The community of White Bluffs that was removed to make way for the Hanford project actually originated in Franklin County before it moved in the early 1900s to the Benton County side of the river, according to the marker.
The project wasn't as simple as just getting the marker donated from Wylie Monument in Walla Walla. Reimann said the group also had to get approval from the Army Corps of Engineers, the U.S. Fish & Wildlife Service and the tribes.
"Then our problems began with the bureaucracy," Reimann said.
The project went on the back burner while society members focused on other matters, said Sherel Webb, historical society administrator. But members still saw value in the project, so it was resurrected several years ago and finished Tuesday after the monument was installed.
The marker was placed near the only remaining building from the settlement.
The area is open to the public year round, although the building itself is fenced off.
The log cabin has been reinforced at different times but is missing most of its roof and has dirt filling the floor of the 7-foot structure.
Webb said the cabin could be from the late 1850s. There aren't any documents found so far that pin it to an exact date, but it is thought to be one of the oldest buildings in the county.
Jim Rabideau, historical society trustee emeritus, said there is a controversy over whether the remaining building actually was the blacksmith's shop.

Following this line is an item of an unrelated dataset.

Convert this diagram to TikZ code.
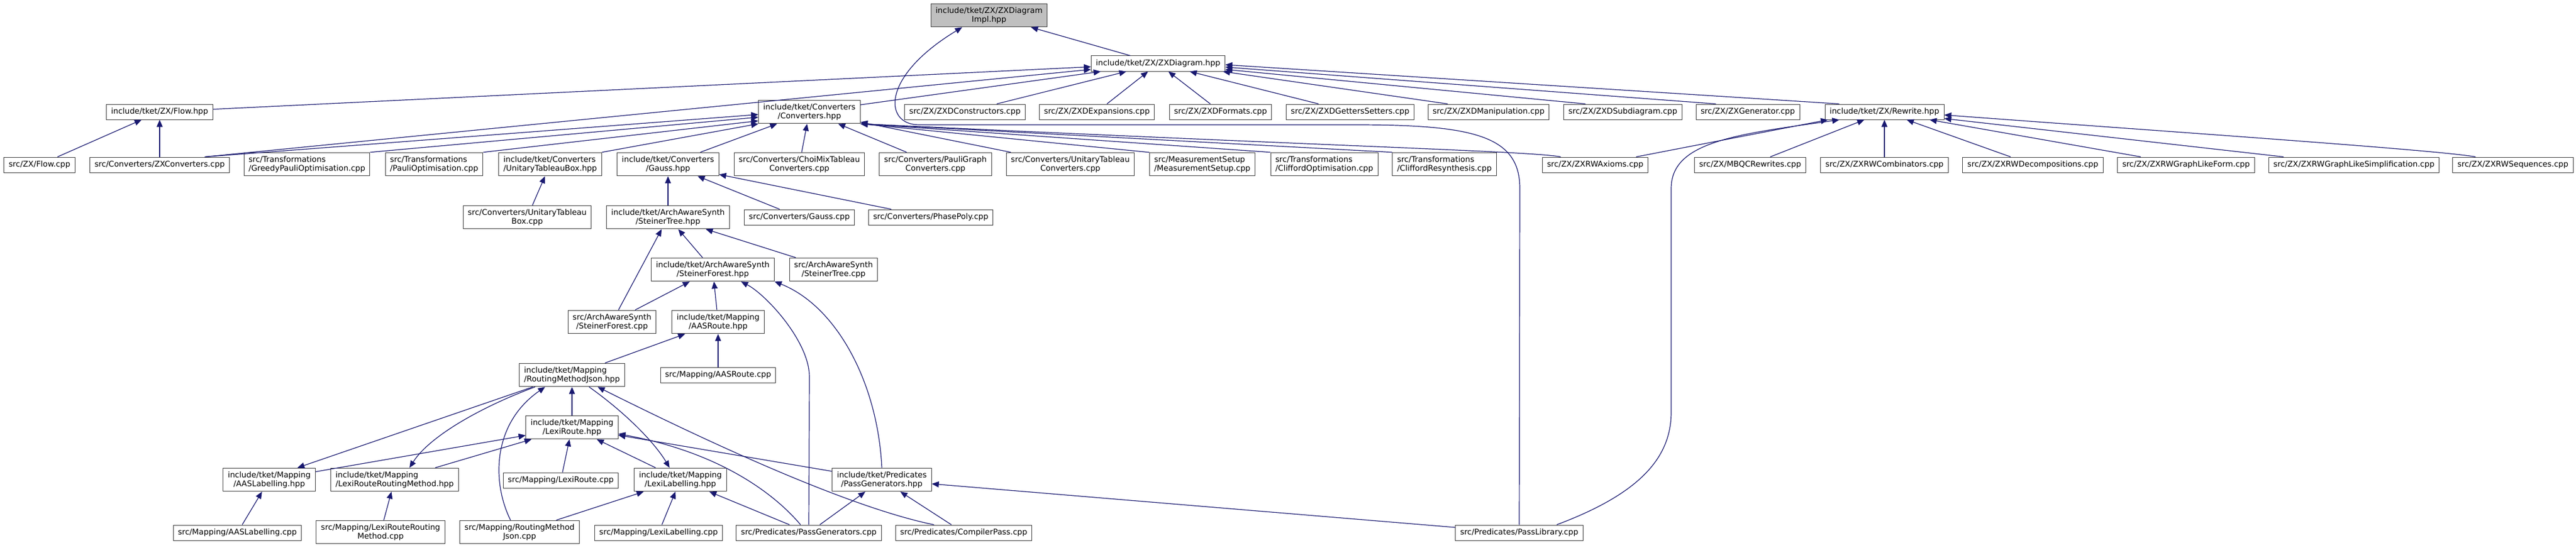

He's of the opinion it was, but that isn't included on the marker.
The White Bluffs settlement was a transportation hub for supplies heading to mining in northern Idaho, Montana, British Columbia and Fort Colville, Wash., with its most prosperous time between 1858-70, according to the marker.
The settlement had an Army depot, Wanapum village, ferry, saloon, trading post, warehouse and some houses, according to the marker.
At its height, the settlement may have had around 30 people, said Rabideau, who researched area history for the project.
"It was the center of the universe for probably six or seven years," he said. "There was nothing else around here."
But the end of steamers and pack trains hauling supplies through the White Bluffs area stopped that. Railroads were cheaper and more efficient, Webb said. The settlement moved, and the area became ranches instead, with a ferry that operated until the 1940s.
Rick Venable, historical society president, said despite growing up in Franklin County, it wasn't until he became involved with the historical society that he found out about Franklin County's White Bluffs settlement.
He said he found it amazing that the area had a history of settlement before the Civil War.
Having the marker is part of educating the public, said Sue McDonald, U.S. Fish & Wildlife Service visitor services manager.
The marker is the first historical marker to be installed in the wildlife refuge, she said.
The U.S Fish & Wildlife Service has helped the society make sure the information on the marker is historically accurate, Venable said.
Now, when visitors to the wildlife refuge see the remnants of the log cabin behind its wire fence, they will no longer have to wonder what the building is, said Gracie Cooper, former historical society president.
"I didn't think we'd ever see this," she said, looking at the installed marker for the first time.